[Saved entries]
☆ ☆ ☆ ☆

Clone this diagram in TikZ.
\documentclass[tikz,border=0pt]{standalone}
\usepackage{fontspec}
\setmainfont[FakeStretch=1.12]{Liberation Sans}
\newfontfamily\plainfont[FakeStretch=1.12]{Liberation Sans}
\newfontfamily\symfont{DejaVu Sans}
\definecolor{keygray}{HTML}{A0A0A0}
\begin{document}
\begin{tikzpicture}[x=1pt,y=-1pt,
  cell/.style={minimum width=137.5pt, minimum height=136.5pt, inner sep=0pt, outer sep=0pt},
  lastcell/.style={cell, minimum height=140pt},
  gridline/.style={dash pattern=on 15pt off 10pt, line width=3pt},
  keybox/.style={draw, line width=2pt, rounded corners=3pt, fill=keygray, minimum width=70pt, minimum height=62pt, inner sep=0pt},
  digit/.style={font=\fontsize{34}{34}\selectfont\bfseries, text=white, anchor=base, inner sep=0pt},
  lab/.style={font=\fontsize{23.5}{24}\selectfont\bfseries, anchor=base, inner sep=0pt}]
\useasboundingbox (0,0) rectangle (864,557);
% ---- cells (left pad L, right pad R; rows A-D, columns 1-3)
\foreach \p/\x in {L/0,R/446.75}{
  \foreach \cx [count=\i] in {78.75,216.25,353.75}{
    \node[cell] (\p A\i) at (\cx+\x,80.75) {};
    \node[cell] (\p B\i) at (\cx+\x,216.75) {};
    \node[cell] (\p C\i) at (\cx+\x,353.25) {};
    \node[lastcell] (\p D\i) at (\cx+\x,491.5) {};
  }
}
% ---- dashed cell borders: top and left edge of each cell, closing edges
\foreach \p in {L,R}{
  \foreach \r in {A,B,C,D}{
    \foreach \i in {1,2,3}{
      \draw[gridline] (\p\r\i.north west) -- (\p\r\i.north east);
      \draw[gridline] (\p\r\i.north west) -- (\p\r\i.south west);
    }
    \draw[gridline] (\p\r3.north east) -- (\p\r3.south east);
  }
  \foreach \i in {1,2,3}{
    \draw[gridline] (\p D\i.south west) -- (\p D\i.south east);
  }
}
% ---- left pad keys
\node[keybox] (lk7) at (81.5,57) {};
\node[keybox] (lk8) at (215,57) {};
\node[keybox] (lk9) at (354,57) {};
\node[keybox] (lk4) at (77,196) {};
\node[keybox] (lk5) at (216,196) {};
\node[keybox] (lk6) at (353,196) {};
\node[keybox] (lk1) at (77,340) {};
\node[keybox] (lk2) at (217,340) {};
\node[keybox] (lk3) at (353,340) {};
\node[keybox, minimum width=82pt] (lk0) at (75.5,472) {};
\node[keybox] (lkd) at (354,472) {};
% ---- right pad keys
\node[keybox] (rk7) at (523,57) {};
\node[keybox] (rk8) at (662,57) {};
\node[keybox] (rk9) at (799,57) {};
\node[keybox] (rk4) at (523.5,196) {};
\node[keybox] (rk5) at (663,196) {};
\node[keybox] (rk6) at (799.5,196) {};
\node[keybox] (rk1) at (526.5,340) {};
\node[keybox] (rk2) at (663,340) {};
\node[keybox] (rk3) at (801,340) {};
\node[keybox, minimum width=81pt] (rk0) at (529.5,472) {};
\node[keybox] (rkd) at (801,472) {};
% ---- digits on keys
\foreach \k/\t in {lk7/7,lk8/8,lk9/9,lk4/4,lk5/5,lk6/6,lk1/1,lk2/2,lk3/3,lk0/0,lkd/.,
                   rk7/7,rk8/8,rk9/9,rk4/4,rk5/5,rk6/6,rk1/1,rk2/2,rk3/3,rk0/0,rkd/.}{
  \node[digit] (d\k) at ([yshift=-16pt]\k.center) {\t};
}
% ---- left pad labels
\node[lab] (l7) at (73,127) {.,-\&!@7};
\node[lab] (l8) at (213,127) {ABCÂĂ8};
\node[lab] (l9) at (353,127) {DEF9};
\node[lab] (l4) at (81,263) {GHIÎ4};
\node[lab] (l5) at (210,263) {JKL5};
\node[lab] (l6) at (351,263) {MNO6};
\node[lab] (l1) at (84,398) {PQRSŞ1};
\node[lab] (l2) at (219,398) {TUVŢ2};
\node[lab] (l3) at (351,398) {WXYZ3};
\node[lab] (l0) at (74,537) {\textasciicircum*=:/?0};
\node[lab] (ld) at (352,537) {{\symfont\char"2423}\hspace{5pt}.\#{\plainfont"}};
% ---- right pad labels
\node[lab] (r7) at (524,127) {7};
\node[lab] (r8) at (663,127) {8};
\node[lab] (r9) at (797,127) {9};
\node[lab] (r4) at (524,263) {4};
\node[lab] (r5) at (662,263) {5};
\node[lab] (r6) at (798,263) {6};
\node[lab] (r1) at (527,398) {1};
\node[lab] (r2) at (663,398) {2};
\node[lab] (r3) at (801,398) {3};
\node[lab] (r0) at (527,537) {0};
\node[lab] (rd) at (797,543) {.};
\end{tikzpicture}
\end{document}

☆ ☆ ☆ ☆

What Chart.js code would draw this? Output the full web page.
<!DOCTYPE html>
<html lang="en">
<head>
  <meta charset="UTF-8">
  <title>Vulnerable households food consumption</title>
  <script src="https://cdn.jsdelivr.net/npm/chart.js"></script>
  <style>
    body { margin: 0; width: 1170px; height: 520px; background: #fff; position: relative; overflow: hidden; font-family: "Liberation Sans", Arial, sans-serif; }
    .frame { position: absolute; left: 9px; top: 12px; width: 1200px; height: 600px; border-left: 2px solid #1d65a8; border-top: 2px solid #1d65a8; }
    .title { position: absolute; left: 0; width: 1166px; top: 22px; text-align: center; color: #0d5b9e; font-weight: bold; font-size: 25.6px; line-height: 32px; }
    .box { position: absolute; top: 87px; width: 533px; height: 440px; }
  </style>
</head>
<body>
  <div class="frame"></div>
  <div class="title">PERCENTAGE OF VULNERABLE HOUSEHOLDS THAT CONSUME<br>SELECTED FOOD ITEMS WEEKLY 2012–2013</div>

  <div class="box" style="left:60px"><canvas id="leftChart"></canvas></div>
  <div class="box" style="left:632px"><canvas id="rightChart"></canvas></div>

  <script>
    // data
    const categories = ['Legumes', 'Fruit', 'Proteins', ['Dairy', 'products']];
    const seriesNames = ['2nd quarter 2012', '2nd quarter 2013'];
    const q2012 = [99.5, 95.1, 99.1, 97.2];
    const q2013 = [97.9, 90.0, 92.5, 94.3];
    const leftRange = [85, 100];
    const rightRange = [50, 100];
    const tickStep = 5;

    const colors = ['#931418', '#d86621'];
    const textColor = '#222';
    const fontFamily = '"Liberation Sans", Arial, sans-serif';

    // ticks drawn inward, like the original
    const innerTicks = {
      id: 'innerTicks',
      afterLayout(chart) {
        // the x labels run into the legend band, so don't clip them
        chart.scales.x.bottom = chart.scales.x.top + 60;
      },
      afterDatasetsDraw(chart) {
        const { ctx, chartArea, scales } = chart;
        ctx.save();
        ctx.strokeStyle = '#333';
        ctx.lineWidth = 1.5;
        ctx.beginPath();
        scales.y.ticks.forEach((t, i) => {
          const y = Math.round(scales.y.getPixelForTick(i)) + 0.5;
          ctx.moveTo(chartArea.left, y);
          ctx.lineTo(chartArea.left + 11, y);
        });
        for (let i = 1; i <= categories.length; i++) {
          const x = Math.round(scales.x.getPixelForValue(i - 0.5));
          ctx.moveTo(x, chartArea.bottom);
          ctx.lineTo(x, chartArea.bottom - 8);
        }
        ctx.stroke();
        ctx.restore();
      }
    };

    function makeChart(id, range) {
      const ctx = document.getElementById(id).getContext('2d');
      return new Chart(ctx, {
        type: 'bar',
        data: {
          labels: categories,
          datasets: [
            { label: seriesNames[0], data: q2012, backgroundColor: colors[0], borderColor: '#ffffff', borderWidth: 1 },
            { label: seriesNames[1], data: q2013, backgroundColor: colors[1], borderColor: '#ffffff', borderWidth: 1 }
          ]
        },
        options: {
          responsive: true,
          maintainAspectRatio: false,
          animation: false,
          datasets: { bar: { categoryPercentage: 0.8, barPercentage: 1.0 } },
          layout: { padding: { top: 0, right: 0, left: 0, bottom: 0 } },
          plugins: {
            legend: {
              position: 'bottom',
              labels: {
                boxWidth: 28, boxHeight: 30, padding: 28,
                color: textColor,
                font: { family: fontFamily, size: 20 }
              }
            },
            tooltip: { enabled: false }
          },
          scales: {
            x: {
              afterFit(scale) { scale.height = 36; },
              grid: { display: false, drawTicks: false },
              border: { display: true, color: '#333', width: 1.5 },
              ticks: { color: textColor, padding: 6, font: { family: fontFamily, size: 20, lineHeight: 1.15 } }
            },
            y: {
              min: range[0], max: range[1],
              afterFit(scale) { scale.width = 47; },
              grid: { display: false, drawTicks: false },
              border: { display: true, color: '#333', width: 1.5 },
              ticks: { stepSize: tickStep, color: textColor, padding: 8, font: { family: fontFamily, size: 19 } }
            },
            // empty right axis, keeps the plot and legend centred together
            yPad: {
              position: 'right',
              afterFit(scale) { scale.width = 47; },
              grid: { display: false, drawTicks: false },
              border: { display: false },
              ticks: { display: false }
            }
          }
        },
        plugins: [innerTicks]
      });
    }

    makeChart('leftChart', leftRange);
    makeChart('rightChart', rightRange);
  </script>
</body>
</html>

☆ ☆ ☆ ☆

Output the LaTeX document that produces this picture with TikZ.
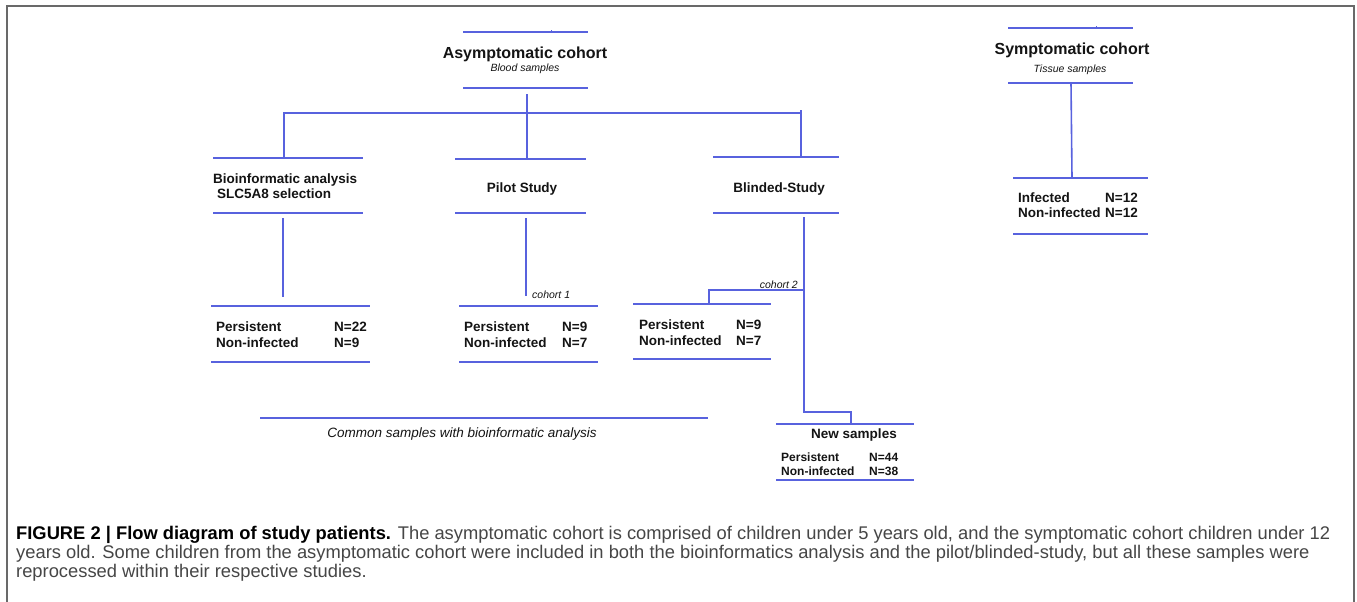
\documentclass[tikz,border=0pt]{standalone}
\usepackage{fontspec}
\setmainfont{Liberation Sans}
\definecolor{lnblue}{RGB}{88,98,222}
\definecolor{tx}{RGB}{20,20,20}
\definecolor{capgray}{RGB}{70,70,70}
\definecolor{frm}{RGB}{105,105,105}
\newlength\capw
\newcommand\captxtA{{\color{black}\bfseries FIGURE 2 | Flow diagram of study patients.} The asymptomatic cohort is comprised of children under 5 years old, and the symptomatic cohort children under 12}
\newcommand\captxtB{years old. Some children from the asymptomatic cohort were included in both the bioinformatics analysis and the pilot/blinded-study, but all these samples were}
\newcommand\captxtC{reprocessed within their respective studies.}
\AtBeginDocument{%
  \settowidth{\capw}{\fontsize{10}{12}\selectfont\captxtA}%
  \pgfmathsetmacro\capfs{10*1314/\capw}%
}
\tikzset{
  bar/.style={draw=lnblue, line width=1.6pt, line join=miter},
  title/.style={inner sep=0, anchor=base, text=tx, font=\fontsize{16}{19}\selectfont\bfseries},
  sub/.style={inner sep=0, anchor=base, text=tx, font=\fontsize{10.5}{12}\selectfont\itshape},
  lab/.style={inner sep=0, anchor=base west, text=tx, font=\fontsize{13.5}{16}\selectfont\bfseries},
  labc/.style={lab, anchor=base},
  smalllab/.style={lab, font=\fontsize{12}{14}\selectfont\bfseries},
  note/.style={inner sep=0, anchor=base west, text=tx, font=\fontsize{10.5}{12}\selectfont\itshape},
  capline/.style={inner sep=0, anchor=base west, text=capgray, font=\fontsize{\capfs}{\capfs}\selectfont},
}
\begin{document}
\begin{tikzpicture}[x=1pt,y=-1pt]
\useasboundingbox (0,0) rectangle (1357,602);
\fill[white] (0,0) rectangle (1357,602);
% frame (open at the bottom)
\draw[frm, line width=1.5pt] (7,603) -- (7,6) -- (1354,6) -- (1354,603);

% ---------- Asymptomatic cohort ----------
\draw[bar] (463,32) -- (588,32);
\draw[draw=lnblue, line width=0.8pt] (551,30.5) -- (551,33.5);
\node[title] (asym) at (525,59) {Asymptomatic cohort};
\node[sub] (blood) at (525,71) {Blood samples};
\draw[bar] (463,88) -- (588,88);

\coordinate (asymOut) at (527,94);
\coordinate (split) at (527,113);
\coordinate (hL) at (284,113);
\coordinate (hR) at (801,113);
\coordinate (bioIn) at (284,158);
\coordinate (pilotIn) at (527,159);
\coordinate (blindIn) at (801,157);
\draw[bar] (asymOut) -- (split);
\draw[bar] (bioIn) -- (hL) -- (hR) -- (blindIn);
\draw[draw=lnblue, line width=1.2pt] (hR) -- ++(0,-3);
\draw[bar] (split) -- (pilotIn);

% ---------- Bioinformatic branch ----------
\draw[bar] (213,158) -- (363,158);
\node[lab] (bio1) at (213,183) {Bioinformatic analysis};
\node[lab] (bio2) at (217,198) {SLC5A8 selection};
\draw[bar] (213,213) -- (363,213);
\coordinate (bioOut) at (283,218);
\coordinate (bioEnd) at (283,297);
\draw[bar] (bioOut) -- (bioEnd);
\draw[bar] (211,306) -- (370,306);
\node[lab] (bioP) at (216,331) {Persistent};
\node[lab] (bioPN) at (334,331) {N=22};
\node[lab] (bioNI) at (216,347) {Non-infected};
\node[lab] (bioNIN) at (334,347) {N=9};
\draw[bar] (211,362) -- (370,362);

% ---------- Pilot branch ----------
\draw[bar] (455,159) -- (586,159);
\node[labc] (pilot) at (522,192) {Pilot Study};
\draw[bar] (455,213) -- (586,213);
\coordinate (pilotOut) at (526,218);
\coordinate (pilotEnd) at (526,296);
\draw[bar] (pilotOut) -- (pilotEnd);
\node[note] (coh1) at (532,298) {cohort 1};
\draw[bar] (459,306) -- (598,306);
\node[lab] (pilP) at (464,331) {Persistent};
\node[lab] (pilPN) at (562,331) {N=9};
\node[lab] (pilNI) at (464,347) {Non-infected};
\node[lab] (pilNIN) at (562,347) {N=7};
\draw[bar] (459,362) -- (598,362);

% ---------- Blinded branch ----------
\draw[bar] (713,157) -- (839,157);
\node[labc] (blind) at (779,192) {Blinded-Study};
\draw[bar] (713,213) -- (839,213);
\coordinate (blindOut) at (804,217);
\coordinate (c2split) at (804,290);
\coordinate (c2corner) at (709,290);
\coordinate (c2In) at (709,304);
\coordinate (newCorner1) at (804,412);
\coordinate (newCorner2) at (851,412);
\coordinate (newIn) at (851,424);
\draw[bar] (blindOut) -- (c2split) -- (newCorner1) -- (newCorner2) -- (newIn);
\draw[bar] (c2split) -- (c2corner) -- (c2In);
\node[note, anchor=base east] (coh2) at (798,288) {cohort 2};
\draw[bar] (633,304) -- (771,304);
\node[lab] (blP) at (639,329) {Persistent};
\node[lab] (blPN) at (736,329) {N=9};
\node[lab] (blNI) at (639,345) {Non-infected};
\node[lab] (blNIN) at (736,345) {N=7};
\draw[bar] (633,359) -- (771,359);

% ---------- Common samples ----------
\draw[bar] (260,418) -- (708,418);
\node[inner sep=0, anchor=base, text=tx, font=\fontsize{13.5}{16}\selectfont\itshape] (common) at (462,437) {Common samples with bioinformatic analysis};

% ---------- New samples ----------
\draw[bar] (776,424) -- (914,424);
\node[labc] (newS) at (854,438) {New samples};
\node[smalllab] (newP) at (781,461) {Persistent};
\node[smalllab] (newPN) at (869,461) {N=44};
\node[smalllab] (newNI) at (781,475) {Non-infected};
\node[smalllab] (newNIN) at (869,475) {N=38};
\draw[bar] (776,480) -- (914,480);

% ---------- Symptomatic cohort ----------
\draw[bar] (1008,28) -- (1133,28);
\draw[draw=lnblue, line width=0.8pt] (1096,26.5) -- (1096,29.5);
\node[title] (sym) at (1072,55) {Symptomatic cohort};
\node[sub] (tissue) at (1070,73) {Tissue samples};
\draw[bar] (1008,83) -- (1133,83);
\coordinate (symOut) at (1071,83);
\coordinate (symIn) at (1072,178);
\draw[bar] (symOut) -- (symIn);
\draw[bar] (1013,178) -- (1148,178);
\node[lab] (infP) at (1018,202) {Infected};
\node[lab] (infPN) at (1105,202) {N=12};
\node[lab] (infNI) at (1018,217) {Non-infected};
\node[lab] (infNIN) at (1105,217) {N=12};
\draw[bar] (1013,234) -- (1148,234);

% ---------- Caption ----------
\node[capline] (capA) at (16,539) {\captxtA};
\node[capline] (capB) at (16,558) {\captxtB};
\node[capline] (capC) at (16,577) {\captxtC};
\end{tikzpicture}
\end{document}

☆ ☆ ☆ ☆

## YOUR INSTRUCTIONS
Search the data above for the word "this", then gather each line in which it appears.

## THE RESULT
Clone this diagram in TikZ.
What Chart.js code would draw this? Output the full web page.
Output the LaTeX document that produces this picture with TikZ.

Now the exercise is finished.